Acquisitions contributed €360 million to the top line in the first half, or 4.4% of sales growth, mainly from the APC and Pelco deals. Schneider Electric’s APC-MGE power-backup business unit reported a 60% increase in EBITA to $249 million. The unit’s two main business lines, Home & Distributed and Enterprise Systems & Services, recorded 11% and 15% organic sales growth, respectively. And just nine months after its integration into Schneider Electric, Pelco, a maker of video security, improved its EBITA by more than 50% to $48 million, the company said. However, the divestiture of MGE’s small systems business reduced sales by €90 million.
Acquisitions have been a strategic part of the Schneider Electric build-out, as it positions itself as a global specialist in energy management.

“Our job is to make sure we connect energy production to energy usage in the smartest way … to deliver active and efficient architectures from plant to plug … [and] to have people make the most out of their energy,” Jean-Pascal Tricoire, Schneider Electric’s president and CEO, told financial analysts on a conference call.

APC, which Schneider Electric acquired late in 2006, is a significant addition to the company’s technology portfolio and was part of a larger effort over the past few years to add to its energy management capabilities. According to Tricoire, 27% of Schneider Electric’s business is generated from areas such as critical power and energy efficiency, which is a very different picture from a few years ago.

“We doubled in size in the past four years, and 50% of the activities we do in Schneider Electric today were not in the group portfolio at the beginning of the century,” Tricoire said. “People have not understood this change of the company.”

Continuing its transformation, Schneider Electric recently added renewable energy into the mix. Earlier this week, the company announced it would acquire Xantrex Technology Inc., a player in the solar and wind inverter market, in a deal estimated at about $412 million. The inverter is the key entry point for solar and wind systems solutions, converting raw electrical power from renewable energy generators (such as solar photovoltaic panels and wind turbines) into high quality, grid-worthy power.

This was a missing link in the Schneider Electric business, Tricoire said. “We have everything to connect sources of energy to energy usage; we were just lacking those inverters,” he said.

But Schneider won’t stop there. Tricoire suggested on today’s call that more acquisitions are on the horizon.

The company is also diversifying geographically. In the second quarter, sales in Europe grew 10.9%. Asia Pacific was up 19.1% — with particular strength in critical power and services — and there was also strong demand for the company’s medium- and low-voltage products in Africa, Middle East, and South America due to infrastructure build-out, the company said. Strong growth around the world offset sluggish North American sales, which grew only 4.7%, impacted by some supply chain issues and softening demand in some segments, the company said.
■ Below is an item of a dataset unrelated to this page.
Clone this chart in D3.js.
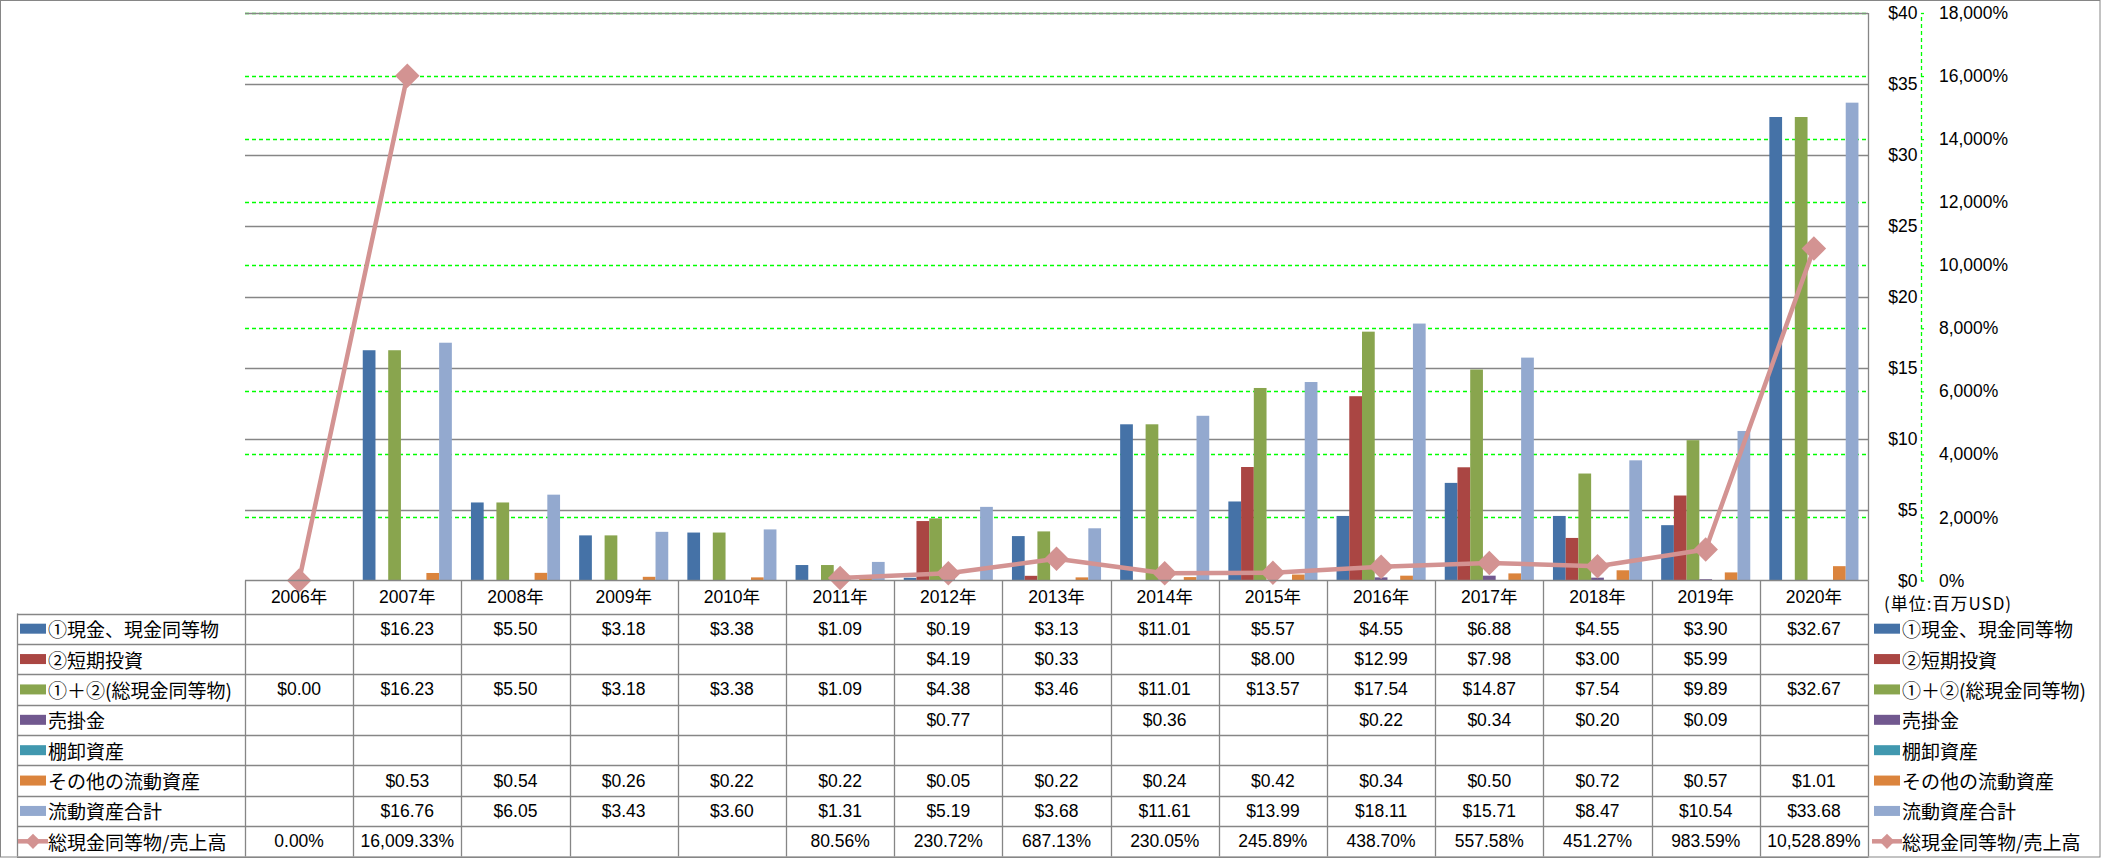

In the second quarter, Schneider Electrical Distribution group generated €2.6 billion in revenue, while the Automation & Control group reported sales of €1.3 billion, and Critical Power & Cooling notched €663 million.

Going forward, the overall outlook remains positive, Schneider Electric said. Based on current economic conditions, company executives revised their guidance upward for the full-year 2008 to a minimum of 8% organic sales growth. Earlier forecasts targeted 6% to 8% growth.